A Jewish group affiliated with French presidential candidate Marine Le Pen’s National Rally Party called on her to remove campaign posters in which she is making a gesture used by white supremacists.
The poster features Le Pen leaning on a desk in a dark blue suit with the slogan “for all French people.” One of her hands is gripping the desk as her left thumb and index finger make a circle, while the other fingers are fanned out on the desk.
That hand gesture, also known as the “OK” sign, has been used as a white supremacist signal in recent years. The Anti-Defamation League added it to a list of white supremacist symbols in 2019, while noting “particular caution must be used when evaluating this symbol” because of its usual, innocuous meaning.

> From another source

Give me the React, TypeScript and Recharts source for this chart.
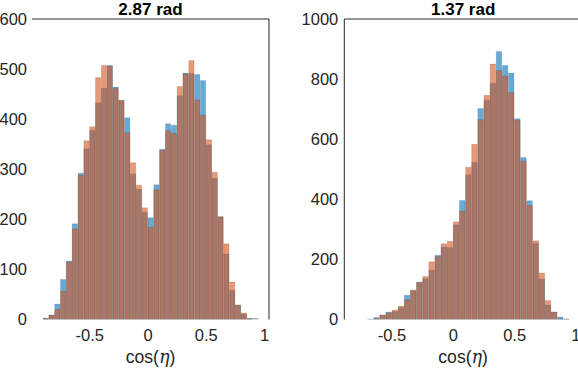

The new Le Pen posters have been posted at town halls across France ahead of the runoff between Le Pen and French President Emmanuel Macron on April 24.
The National Jewish Circle, a group of Jewish supporters of Le Pen’s far-right party, wrote a letter calling for the candidate to replace the posters with the campaign photo she used in the first round of voting, which did not feature the hand signal.

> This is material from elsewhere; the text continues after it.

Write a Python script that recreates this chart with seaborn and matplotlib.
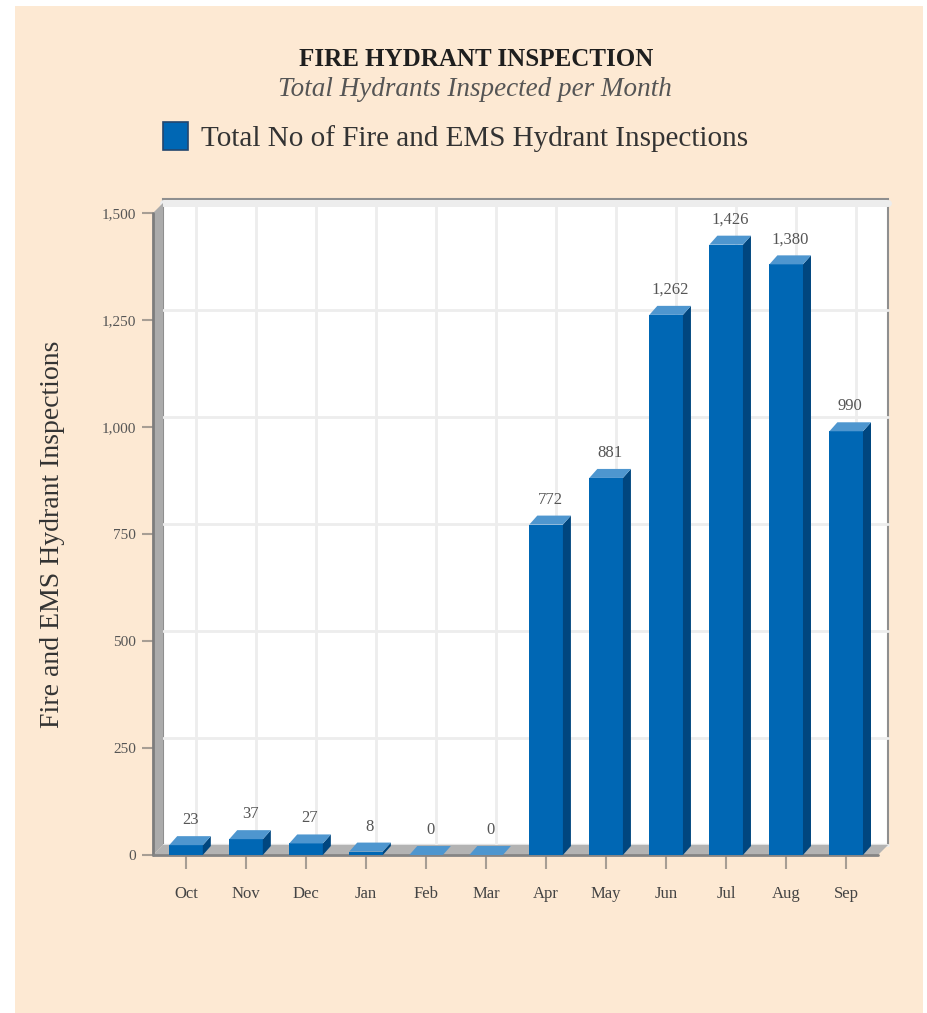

Affiche de Marine Le Pen pour la campagne de second tour. Cela ne vous rappelle rien ? pic.twitter.com/eDpIS7HIBj— Christophe Capuano (@Ch_Capuano) April 12, 2022
“If she does not change the photo, we will call to vote for Macron,” National Jewish Rally leader Jean-Richard Sulzer said on Sunday.
Sulzer argued that Le Pen knows the significance of the hand gesture, because she had been involved in a controversy involving it in 2019, after Le Pen took a photo with Estonian legislator Ruben Kaalep – who has a long history of associations with neo-Nazis – in which they both made the gesture. At the time, Le Pen said she thought it only meant “OK,” and asked that Kaalep take down the photo from his Facebook page. He obliged, but it can still be found online.
Marine Le Pen and Ruuben Kaalep, a well-known neo-nazi, being super happy here in Tallinn. pic.twitter.com/XpsEzalzN7— Vahur Koorits (@VahurKoorits) May 14, 2019
“I know this signal and I know her well,” Sulzer said. “I think she often uses dog whistles.... This time, it’s too much. It’s a wink to the supremacists, saying I am one of you.”
Sulzer was a longtime National Rally activist and worked on Le Pen’s 2012 presidential campaign. He represented the party on regional and municipal councils, but he supported Eric Zemmour, a far-right candidate who is also Jewish, in the first round of voting this year. In 2019, Sulzer compiled a list of National Rally officials with neo-Nazi affiliations, calling for the party to drop them. National Rally threatened to sue the National Jewish Circle because of its previous name, the National Jewish Rally.
The National Rally is a far-right anti-immigration party previously known as the National Front. Marine Le Pen’s father, Jean-Marie Le Pen, founded the party in 1972 and has a history of Holocaust denial, antisemitism and xenophobic remarks, especially about Muslims. The younger Le Pen has tried to distance the party from her father, shifting focus in the current election campaign from immigration to broader economic issues.